Advocate Like A Mother
Let's advocate for our students like they're our own children. That's my motto. Students need champions. People who courageously speak on their behalf. I wholeheartedly believe the education system today is flawed, don't we all?A The system that was developed a hundred+ years ago was designed for the industrial age. We were preparing our youth for future factory jobs, which require repetitive and predictible tasks. But jobs have and will continue to change in the United States. And we need to change how we prepare our students for the future.
Prior to this year, I did not know much about advocating. It's disheartening that not every classroom/school has deep project based learning or a student-centered focus. I'm passionate about these teaching approaches and want to enable and encourage all teachers to shift. This is what my own kids deserve, and every kid out there deserves.
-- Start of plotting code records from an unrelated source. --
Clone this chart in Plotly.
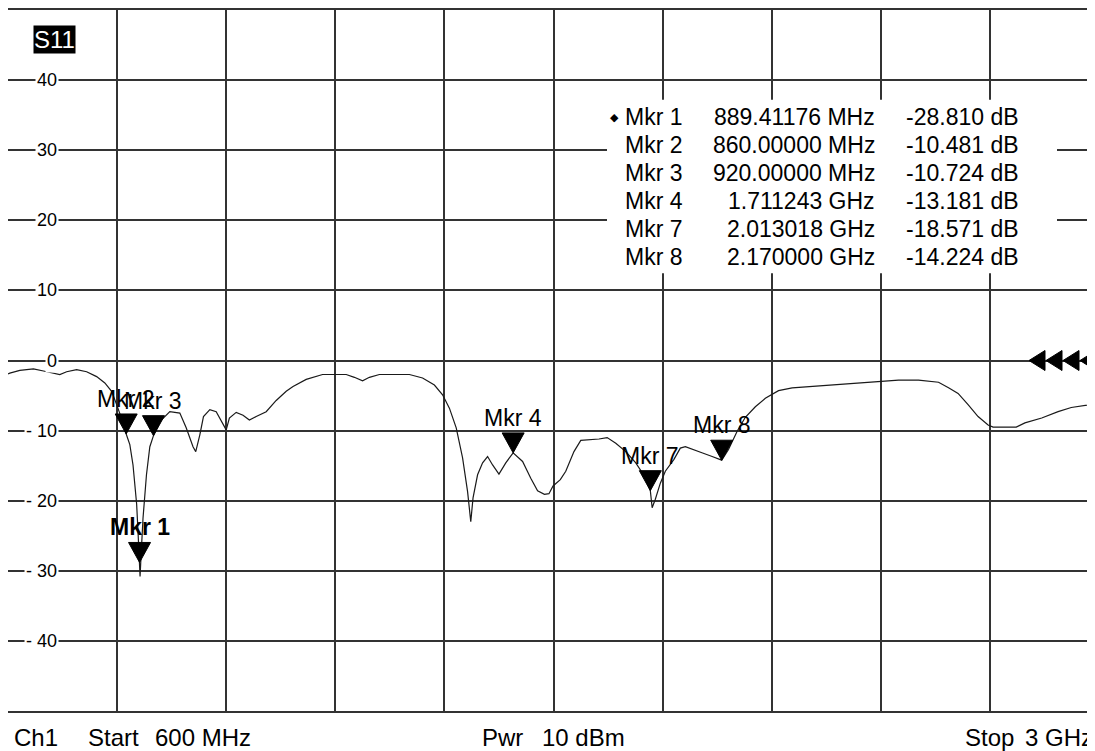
import plotly.graph_objects as go

# ---------------- data ----------------
trace_freq_mhz = [600, 604, 626, 656, 678, 696, 714, 729, 751, 773, 795, 813, 828, 839, 850,
                  860, 868, 875, 879, 883, 886, 888.4, 889.4, 890.5, 893, 897, 904.6, 912, 920,
                  934, 956, 978, 992, 1007, 1013, 1022, 1030, 1044, 1058, 1069, 1080, 1087,
                  1102, 1117, 1131, 1146, 1168, 1190, 1212, 1227, 1256, 1292, 1344, 1362, 1380,
                  1395, 1417, 1483, 1512, 1538, 1556, 1571, 1586, 1600, 1611, 1618, 1623, 1633,
                  1644, 1655, 1666, 1680, 1695, 1711.2, 1732, 1750, 1765, 1780, 1790, 1799, 1815,
                  1827, 1845, 1860, 1885, 1900, 1918, 1937, 1959, 1981, 2003, 2013, 2017, 2024,
                  2035, 2046, 2065, 2079, 2090, 2105, 2128, 2149, 2170, 2185, 2204, 2222, 2244,
                  2266, 2295, 2325, 2368, 2412, 2456, 2500, 2559, 2603, 2647, 2669, 2690, 2712,
                  2734, 2756, 2767, 2818, 2837, 2874, 2910, 2939, 2987, 3000]
trace_s11_db = [-1.9, -1.8, -1.4, -1.2, -1.5, -1.8, -2.0, -1.6, -1.3, -1.6, -2.3, -3.2, -4.4, -6.3, -8.3,
                -10.48, -12.0, -14.9, -17.7, -20.5, -24.4, -27.2, -28.81, -30.8, -27.5, -22.5, -16.3, -12.3, -10.72,
                -8.7, -7.3, -7.5, -9.6, -12.3, -13.0, -10.6, -8.0, -7.0, -7.3, -8.5, -9.9, -8.2,
                -7.4, -7.8, -8.5, -8.0, -7.3, -5.7, -4.4, -3.7, -2.7, -2.0, -2.0, -2.4, -2.9,
                -2.4, -2.0, -2.0, -2.5, -3.5, -4.9, -6.8, -9.6, -13.9, -18.7, -23.0, -19.6, -16.3,
                -14.6, -13.7, -14.9, -16.2, -14.6, -13.18, -14.4, -16.8, -18.6, -19.1, -19.0, -17.9, -17.0,
                -15.8, -13.0, -11.4, -11.3, -11.2, -11.0, -11.8, -13.0, -14.6, -16.8, -18.57, -21.0, -19.8,
                -17.5, -15.8, -14.1, -12.5, -12.3, -12.7, -13.2, -13.7, -14.22, -12.7, -10.1, -8.1, -6.6,
                -5.4, -4.3, -3.9, -3.7, -3.5, -3.2, -3.0, -2.8, -2.8, -3.1, -3.9, -4.7, -6.3,
                -8.0, -9.2, -9.5, -9.5, -8.9, -8.2, -7.3, -6.7, -6.2, -6.1]

marker_names = ["Mkr 1", "Mkr 2", "Mkr 3", "Mkr 4", "Mkr 7", "Mkr 8"]
marker_freq_mhz = [889.41176, 860.00000, 920.00000, 1711.243, 2013.018, 2170.000]
marker_db = [-28.810, -10.481, -10.724, -13.181, -18.571, -14.224]
active_marker = "Mkr 1"

y_tick_values = [40, 30, 20, 10, 0, -10, -20, -30, -40]
ref_level_db = 0
start_mhz, stop_mhz = 600, 3000
power_dbm = 10
channel = "Ch1"
param = "S11"

# ---------------- layout helpers ----------------
# the page body adds an 8 px margin; window coordinates below include it
BODY = 8
WIN_W, WIN_H = 1095, 751
PL, PR, PT, PB = 8, 1095, 8, 711       # plot area in window pixels
DIV_PX = 109.1
x_end = start_mhz + (PR - PL) / DIV_PX * (stop_mhz - start_mhz) / 10

def pxx(px):
    return (px - PL) / (PR - PL)

def pxy(py):
    return (PB - py) / (PB - PT)

FONT = "Liberation Sans, Arial, sans-serif"
GRID = "#333333"

fig = go.Figure()
fig.add_trace(go.Scatter(x=trace_freq_mhz, y=trace_s11_db, mode="lines",
                         line=dict(color="#1a1a1a", width=1.2), hoverinfo="skip"))

shapes = []
annotations = []

# white box behind the marker table (covers grid)
shapes.append(dict(type="rect", xref="paper", yref="paper",
                   x0=pxx(607), x1=pxx(1057), y0=pxy(272), y1=pxy(98),
                   fillcolor="white", line=dict(width=0), layer="above"))

# marker triangles and labels
for name, f, v in zip(marker_names, marker_freq_mhz, marker_db):
    shapes.append(dict(type="path", xref="x", yref="y", xsizemode="pixel", ysizemode="pixel",
                       xanchor=f, yanchor=v, path="M-11,20 L11,20 L0,0 Z",
                       fillcolor="black", line=dict(color="black", width=1), layer="above"))
    annotations.append(dict(x=f, y=v, xref="x", yref="y",
                            text=(f"<b>{name}</b>" if name == active_marker else name),
                            showarrow=False, yshift=35, xanchor="center", yanchor="middle",
                            font=dict(family=FONT, size=23, color="black")))

# reference level arrows
for tip in [-66, -49, -32, -15]:
    shapes.append(dict(type="path", xref="paper", yref="y", xsizemode="pixel", ysizemode="pixel",
                       xanchor=1, yanchor=ref_level_db,
                       path=f"M{tip},0 L{tip+16},10 L{tip+16},-10 Z",
                       fillcolor="black", line=dict(color="black", width=1), layer="above"))

# y labels inside plot
for v in y_tick_values:
    txt = str(v) if v >= 0 else "-\u00a0" + str(abs(v))
    annotations.append(dict(x=0, y=v, xref="paper", yref="y", xshift=51, xanchor="right", yanchor="middle",
                            text=txt, showarrow=False, bgcolor="white", borderpad=1,
                            font=dict(family=FONT, size=18, color="black")))

# S11 label
annotations.append(dict(x=pxx(33), y=pxy(23), xref="paper", yref="paper", xanchor="left", yanchor="top",
                        text=param, showarrow=False, bgcolor="black", borderpad=0,
                        font=dict(family=FONT, size=24, color="white")))

# marker table
row_y = [115.5, 143.5, 171.5, 199.5, 227.5, 255.5]

def fmt_f(f):
    if f < 1000:
        return f"{f:.5f} MHz"
    return f"{f/1000:.6f} GHz"

for i, (name, f, v) in enumerate(zip(marker_names, marker_freq_mhz, marker_db)):
    yy = pxy(row_y[i])
    annotations.append(dict(x=pxx(623), y=yy, xref="paper", yref="paper", xanchor="left", yanchor="middle",
                            text=name, showarrow=False, font=dict(family=FONT, size=23, color="black")))
    annotations.append(dict(x=pxx(877), y=yy, xref="paper", yref="paper", xanchor="right", yanchor="middle",
                            text=fmt_f(f), showarrow=False, font=dict(family=FONT, size=23, color="black")))
    annotations.append(dict(x=pxx(1021), y=yy, xref="paper", yref="paper", xanchor="right", yanchor="middle",
                            text=f"{v:.3f} dB", showarrow=False, font=dict(family=FONT, size=23, color="black")))
    if name == active_marker:
        annotations.append(dict(x=pxx(614), y=yy, xref="paper", yref="paper", xanchor="center", yanchor="middle",
                                text="\u25c6", showarrow=False,
                                font=dict(family="DejaVu Sans", size=11, color="black")))

# bottom status line
bottom = [(channel, 12), ("Start", 86), (f"{start_mhz} MHz", 153), ("Pwr", 480), (f"{power_dbm} dBm", 540),
          ("Stop", 963), (f"{stop_mhz // 1000} GHz", 1023)]
for txt, xpx in bottom:
    annotations.append(dict(x=pxx(xpx), y=pxy(738), xref="paper", yref="paper", xanchor="left", yanchor="middle",
                            text=txt, showarrow=False, font=dict(family=FONT, size=24, color="black")))

fig.update_layout(
    width=WIN_W - BODY, height=WIN_H - BODY, autosize=False,
    margin=dict(l=PL - BODY, r=WIN_W - PR, t=PT - BODY, b=WIN_H - PB, pad=0),
    paper_bgcolor="white", plot_bgcolor="white",
    showlegend=False,
    shapes=shapes, annotations=annotations,
    xaxis=dict(range=[start_mhz, x_end], tick0=start_mhz, dtick=(stop_mhz - start_mhz) / 10,
               showgrid=True, gridcolor=GRID, gridwidth=1.5, zeroline=False,
               showline=True, linecolor=GRID, linewidth=1.5, mirror=True,
               showticklabels=False, ticks=""),
    yaxis=dict(range=[-50, 50], tick0=0, dtick=10,
               showgrid=True, gridcolor=GRID, gridwidth=1.5, zeroline=False,
               showline=True, linecolor=GRID, linewidth=1.5, mirror=False,
               showticklabels=False, ticks=""),
)

fig.write_html("out.html")
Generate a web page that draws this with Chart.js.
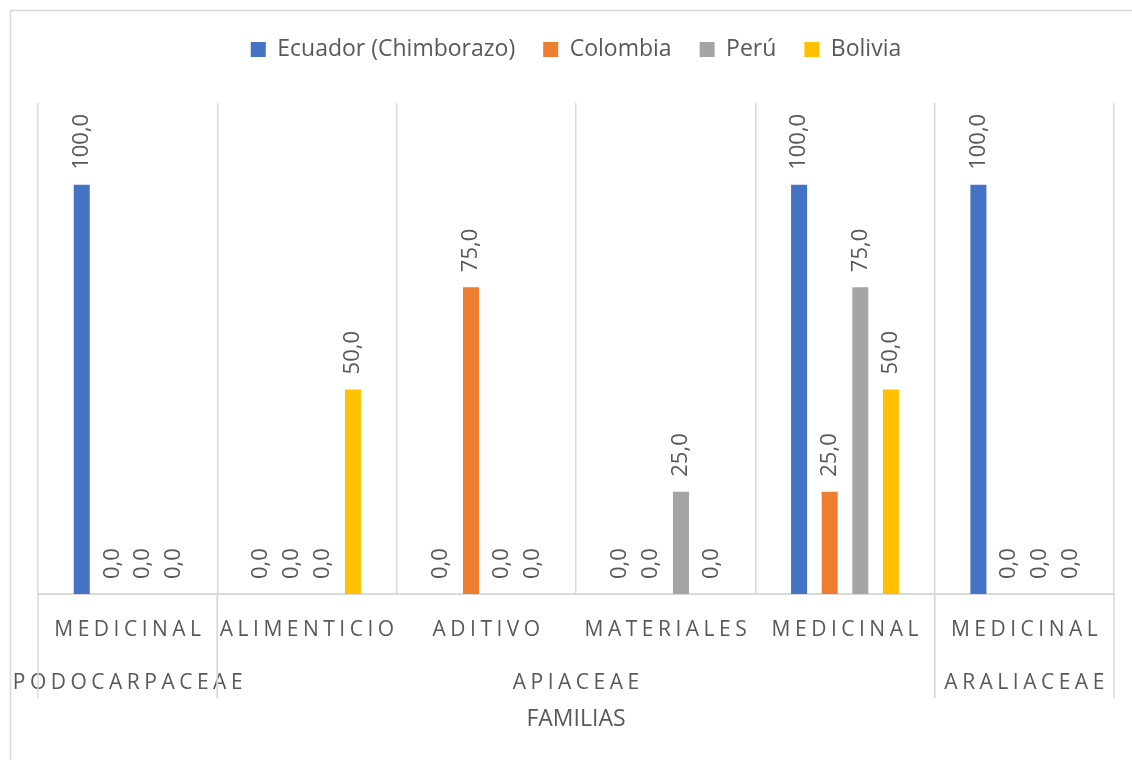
<!DOCTYPE html>
<html>
<head>
<meta charset="utf-8">
<title>Usos por familia</title>
<script src="https://cdn.jsdelivr.net/npm/chart.js@4.4.1/dist/chart.umd.min.js"></script>
<style>
  html, body { margin: 0; padding: 0; background: #ffffff; }
  #wrap { width: 1132px; height: 760px; position: relative; }
</style>
</head>
<body>
<div id="wrap"><canvas id="chart"></canvas></div>
<script>
// Uso (primer nivel) y familia botánica (segundo nivel) de cada grupo de barras
const usos = ['MEDICINAL', 'ALIMENTICIO', 'ADITIVO', 'MATERIALES', 'MEDICINAL', 'MEDICINAL'];
const familias = ['PODOCARPACEAE', 'APIACEAE', 'APIACEAE', 'APIACEAE', 'APIACEAE', 'ARALIACEAE'];
const tituloEje = 'FAMILIAS';

// Porcentajes por país
const ecuador = [100, 0, 0, 0, 100, 100];
const colombia = [0, 0, 75, 0, 25, 0];
const peru = [0, 0, 0, 25, 75, 0];
const bolivia = [0, 50, 0, 0, 50, 0];

const paises = ['Ecuador (Chimborazo)', 'Colombia', 'Perú', 'Bolivia'];
const colores = ['#4472C4', '#ED7D31', '#A5A5A5', '#FFC000'];

const FONT = '"Open Sans", "Liberation Sans", sans-serif';
const TEXT = '#595959';
const GRID = '#d9d9d9';

// Marco exterior del gráfico
const marco = {
  id: 'marco',
  beforeDraw(chart) {
    const ctx = chart.ctx;
    ctx.save();
    ctx.strokeStyle = GRID;
    ctx.lineWidth = 1.5;
    ctx.strokeRect(10.5, 10.5, 1300, 900);
    ctx.restore();
  }
};

// Espacio extra entre la leyenda y el área de trazado
const espacioLeyenda = {
  id: 'espacioLeyenda',
  beforeLayout(chart) {
    const leg = chart.legend;
    if (leg && !leg._conEspacio) {
      const fitOriginal = leg.fit.bind(leg);
      leg.fit = function () {
        fitOriginal();
        this.height += 32;
      };
      leg._conEspacio = true;
    }
  }
};

// Etiquetas de valor giradas sobre cada barra
const etiquetasValor = {
  id: 'etiquetasValor',
  afterDatasetsDraw(chart) {
    const ctx = chart.ctx;
    ctx.save();
    ctx.font = '22px ' + FONT;
    ctx.fillStyle = TEXT;
    ctx.textAlign = 'left';
    ctx.textBaseline = 'middle';
    chart.data.datasets.forEach((ds, i) => {
      const meta = chart.getDatasetMeta(i);
      meta.data.forEach((bar, j) => {
        const v = ds.data[j];
        const txt = v.toFixed(1).replace('.', ',');
        ctx.save();
        ctx.translate(bar.x, bar.y - 15);
        ctx.rotate(-Math.PI / 2);
        ctx.fillText(txt, 0, 0);
        ctx.restore();
      });
    });
    ctx.restore();
  }
};

// Eje de categorías en dos niveles: uso y familia
const ejeMultinivel = {
  id: 'ejeMultinivel',
  afterDraw(chart) {
    const ctx = chart.ctx;
    const x = chart.scales.x;
    const base = chart.chartArea.bottom;
    const ancho = x.getPixelForValue(1) - x.getPixelForValue(0);
    const tracking = 4.5;
    ctx.save();
    ctx.fillStyle = TEXT;
    ctx.textAlign = 'center';
    ctx.textBaseline = 'middle';
    ctx.font = '21px ' + FONT;
    ctx.letterSpacing = tracking + 'px';
    usos.forEach((u, i) => {
      ctx.fillText(u, x.getPixelForValue(i) + tracking / 2, base + 36);
    });
    // grupos de familias contiguas
    const grupos = [];
    familias.forEach((f, i) => {
      const g = grupos[grupos.length - 1];
      if (g && g.nombre === f) g.fin = i; else grupos.push({ nombre: f, ini: i, fin: i });
    });
    ctx.strokeStyle = GRID;
    ctx.lineWidth = 1.5;
    grupos.forEach(g => {
      const izq = x.getPixelForValue(g.ini) - ancho / 2;
      const der = x.getPixelForValue(g.fin) + ancho / 2;
      ctx.fillText(g.nombre, (izq + der) / 2 + tracking / 2, base + 89);
      [izq, der].forEach(px => {
        ctx.beginPath();
        ctx.moveTo(px, base);
        ctx.lineTo(px, base + 104);
        ctx.stroke();
      });
    });
    ctx.letterSpacing = '0px';
    ctx.font = '23px ' + FONT;
    ctx.fillText(tituloEje, (chart.chartArea.left + chart.chartArea.right) / 2, base + 125);
    ctx.restore();
  }
};

new Chart(document.getElementById('chart'), {
  type: 'bar',
  data: {
    labels: usos,
    datasets: [ecuador, colombia, peru, bolivia].map((d, i) => ({
      label: paises[i],
      data: d,
      backgroundColor: colores[i],
      borderWidth: 0,
      categoryPercentage: 0.683,
      barPercentage: 0.523
    }))
  },
  options: {
    responsive: true,
    maintainAspectRatio: false,
    animation: false,
    layout: { padding: { left: 38, right: 18, top: 10, bottom: 166 } },
    plugins: {
      tooltip: { enabled: false },
      legend: {
        position: 'top',
        labels: {
          font: { family: FONT, size: 23 },
          color: TEXT,
          boxWidth: 15,
          boxHeight: 15,
          padding: 28
        }
      }
    },
    scales: {
      x: {
        grid: { offset: true, color: GRID, drawTicks: false, lineWidth: 1.5 },
        border: { color: GRID, width: 2 },
        ticks: { display: false }
      },
      y: {
        display: false,
        min: 0,
        max: 120
      }
    }
  },
  plugins: [marco, espacioLeyenda, etiquetasValor, ejeMultinivel]
});
</script>
</body>
</html>
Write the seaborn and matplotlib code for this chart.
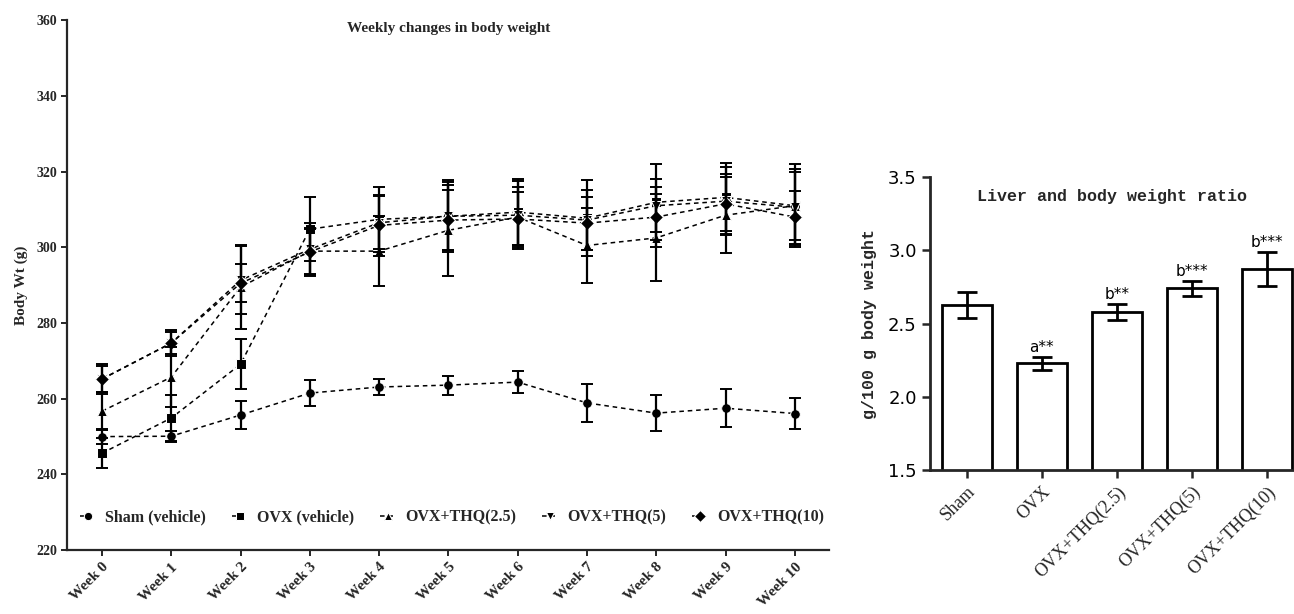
import numpy as np
import pandas as pd
import seaborn as sns
import matplotlib
matplotlib.use("Agg")
import matplotlib.pyplot as plt

# weekly body weight data (mean and SEM, g)
weeks = ["Week 0", "Week 1", "Week 2", "Week 3", "Week 4", "Week 5",
         "Week 6", "Week 7", "Week 8", "Week 9", "Week 10"]
groups = ["Sham (vehicle)", "OVX (vehicle)", "OVX+THQ(2.5)", "OVX+THQ(5)", "OVX+THQ(10)"]
markers = ["o", "s", "^", "v", "D"]

sham = [250.0, 250.1, 255.7, 261.5, 263.1, 263.6, 264.4, 258.9, 256.2, 257.5, 256.1]
ovx = [245.6, 254.9, 269.1, 304.8, 307.4, 308.2, 309.3, 307.7, 311.9, 313.2, 311.0]
thq25 = [256.7, 265.7, 289.5, 299.0, 299.0, 304.5, 308.0, 300.5, 302.5, 308.5, 311.0]
thq5 = [265.2, 274.7, 291.3, 299.5, 306.5, 308.2, 308.5, 307.2, 311.0, 312.2, 310.6]
thq10 = [265.2, 274.7, 290.5, 298.8, 305.8, 307.2, 307.5, 306.4, 308.0, 311.5, 308.0]

sham_err = [2.0, 1.5, 3.6, 3.5, 2.1, 2.5, 2.8, 5.0, 4.7, 5.0, 4.0]
ovx_err = [4.0, 6.0, 6.6, 8.5, 8.5, 9.5, 8.7, 10.0, 10.0, 9.0, 11.0]
thq25_err = [5.0, 8.0, 11.0, 6.0, 9.3, 12.0, 8.0, 10.0, 11.5, 10.0, 9.0]
thq5_err = [3.5, 3.0, 9.0, 7.0, 7.0, 9.0, 9.0, 8.0, 7.0, 9.0, 10.0]
thq10_err = [4.0, 3.5, 5.0, 6.0, 8.0, 8.0, 7.0, 7.0, 8.0, 8.0, 7.0]

# liver / body weight ratio
bar_groups = ["Sham", "OVX", "OVX+THQ(2.5)", "OVX+THQ(5)", "OVX+THQ(10)"]
ratio = [2.626, 2.228, 2.58, 2.74, 2.87]
ratio_err = [0.09, 0.045, 0.055, 0.05, 0.115]
ratio_marks = ["", "a**", "b**", "b***", "b***"]

sns.set_style("ticks")
plt.rcParams["font.family"] = ["Liberation Serif", "DejaVu Sans"]

fig = plt.figure(figsize=(12.94, 6.14), dpi=100)
ax1 = fig.add_axes([0.052, 0.104, 0.589, 0.863])
ax2 = fig.add_axes([0.7187, 0.2345, 0.2813, 0.4772])

# ---- left: weekly changes ----
series = [sham, ovx, thq25, thq5, thq10]
errs = [sham_err, ovx_err, thq25_err, thq5_err, thq10_err]
rows = []
for g, vals in zip(groups, series):
    for i, v in enumerate(vals):
        rows.append({"group": g, "week": i, "wt": v})
df = pd.DataFrame(rows)

sns.lineplot(data=df, x="week", y="wt", hue="group", style="group",
             markers=dict(zip(groups, markers)), dashes=False,
             palette=["black"] * 5, markersize=7, linewidth=1.1,
             ax=ax1, legend=True)
for line in ax1.lines:
    line.set_linestyle((0, (3, 2.5)))
x = np.arange(len(weeks))
for vals, e in zip(series, errs):
    ax1.errorbar(x, vals, yerr=e, fmt="none", ecolor="black", elinewidth=1.6,
                 capsize=4, capthick=1.4)

ax1.set_xlim(-0.5, 10.5)
ax1.set_ylim(220, 360)
ax1.set_yticks(np.arange(220, 361, 20))
ax1.set_xticks(x)
ax1.set_xticklabels(weeks, rotation=45, ha="right", rotation_mode="anchor",
                    fontsize=11, fontweight="bold")
for t in ax1.get_yticklabels():
    t.set_fontsize(10)
    t.set_fontweight("bold")
ax1.set_xlabel("")
ax1.set_ylabel("Body Wt (g)", fontsize=11, fontweight="bold", labelpad=6)
ax1.text(0.5, 0.985, "Weekly changes in body weight", transform=ax1.transAxes,
         ha="center", va="center", fontsize=11, fontweight="bold")
sns.despine(ax=ax1)
for sp in ["left", "bottom"]:
    ax1.spines[sp].set_linewidth(1.6)
ax1.tick_params(width=1.4, length=4)

handles, labels = ax1.get_legend_handles_labels()
for h in handles:
    h.set_markersize(6)
ax1.legend(handles, labels, loc="lower center", bbox_to_anchor=(0.505, 0.02),
           ncol=5, frameon=False, handlelength=1.0, handletextpad=0.6,
           columnspacing=1.6,
           prop={"family": "Liberation Serif", "weight": "bold", "size": 11.5})

# ---- right: liver ratio ----
bdf = pd.DataFrame({"group": bar_groups, "ratio": ratio})
sns.barplot(data=bdf, x="group", y="ratio", color="white", edgecolor="black",
            linewidth=2, width=0.667, errorbar=None, ax=ax2)
bx = np.arange(len(bar_groups))
ax2.errorbar(bx, ratio, yerr=ratio_err, fmt="none", ecolor="black",
             elinewidth=2, capsize=7, capthick=2)
for i, m in enumerate(ratio_marks):
    if m:
        ax2.text(i, ratio[i] + ratio_err[i] + 0.015, m, ha="center", va="bottom",
                 fontsize=11, family="DejaVu Sans", color="black")

ax2.set_ylim(1.5, 3.5)
ax2.set_xlim(-0.49, 4.36)
ax2.set_yticks([1.5, 2.0, 2.5, 3.0, 3.5])
ax2.set_yticklabels(["1.5", "2.0", "2.5", "3.0", "3.5"], fontsize=13,
                    family="DejaVu Sans", color="black")
ax2.set_xticks(bx)
ax2.set_xticklabels(bar_groups, rotation=45, ha="right", rotation_mode="anchor",
                    fontsize=13, family="Liberation Serif")
ax2.set_xlabel("")
ax2.set_ylabel("g/100 g body weight", fontsize=12, fontweight="bold",
               family="Liberation Mono", labelpad=8)
ax2.text(0.5, 0.96, "Liver and body weight ratio", transform=ax2.transAxes,
         ha="center", va="top", fontsize=12, fontweight="bold",
         family="Liberation Mono")
sns.despine(ax=ax2)
for sp in ["left", "bottom"]:
    ax2.spines[sp].set_linewidth(2)
ax2.tick_params(width=1.8, length=6)

fig.savefig("out.png", dpi=100)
Advocate means to publicly recommend or support. Thus, I am publicly supporting and will continue to voice the things listed below in our community. If you're a parent with children in school or entering school soon, please pay attention. Our students need your voice in advocating for them. The world continues to change, school must also change! Do you want your child to be prepared for the future? Or recieve an education that has not changed much in a hundred+ years?

In order to best prepare our students for the future, here is what they need...
Standards being taught through meaningful projects
Projects chosen/led by the students interests (see image below)
Parent communication that shows pictures, the process of learning, and how standards tie into project work (check out my newsletter here as an example- this is an area I am growing in, but see a need to strengthen parent communication in project work)
No homework (besides reading to and with my child every night- but that's not homework. If my child needs extra practice, then that is my job to help him)
Authentic use of technology
Meaningful relationships with the teacher and classmates
Unstructured play
Structured play
Outdoor time/recess- in the rain, snow, sunshine, wind, and clouds
Time to practice social skills and mindfulness
Deep learning
No spelling tests
Students helping and teaching other students
Meaningful and authentic assessments
Be treated like a person, not another data point
Strengths affirmed and used
Opportunities to fail forward
Community service opportunities
Behavior challenges would be discussed through a conversation- not clip charts or taking away recess
Lunchtime would be a time to socialize in a polite and manageable way
Extended grace
(as I'm typing these, I see a need to dive deeper into some of these areas--> more on these soon!)
This seems like a long list, but these are the important things I want for my children when they enter school. As a teacher, I am better at some of these than others, but I try to incorporate all of these.
Teachers should do everything in their power to give our students the best learning experience. We have to adapt as the world changes. We have to adjust our teaching to challenge their world and set them up to succeed. We can't teach like we did when we first entered the teaching world. If you are still doing practices that you've done for five or even ten+ years, evaluate those practices. Are they still relevant for your current students? Is there a way to adapt this practice and make it authentic to your students this year?
"If we teach today's students as we taught yesterday's, we rob them of tomorrow."
Let's do better for our students and our own children. Advocate for them. Be that parent or teacher that demands the best for your child and student!
Parents - are you willing to stand up for your child and demand the best education that will prepare your child for their changing and unpredicable world?
Teachers - are you willing to do anything to inspire every student?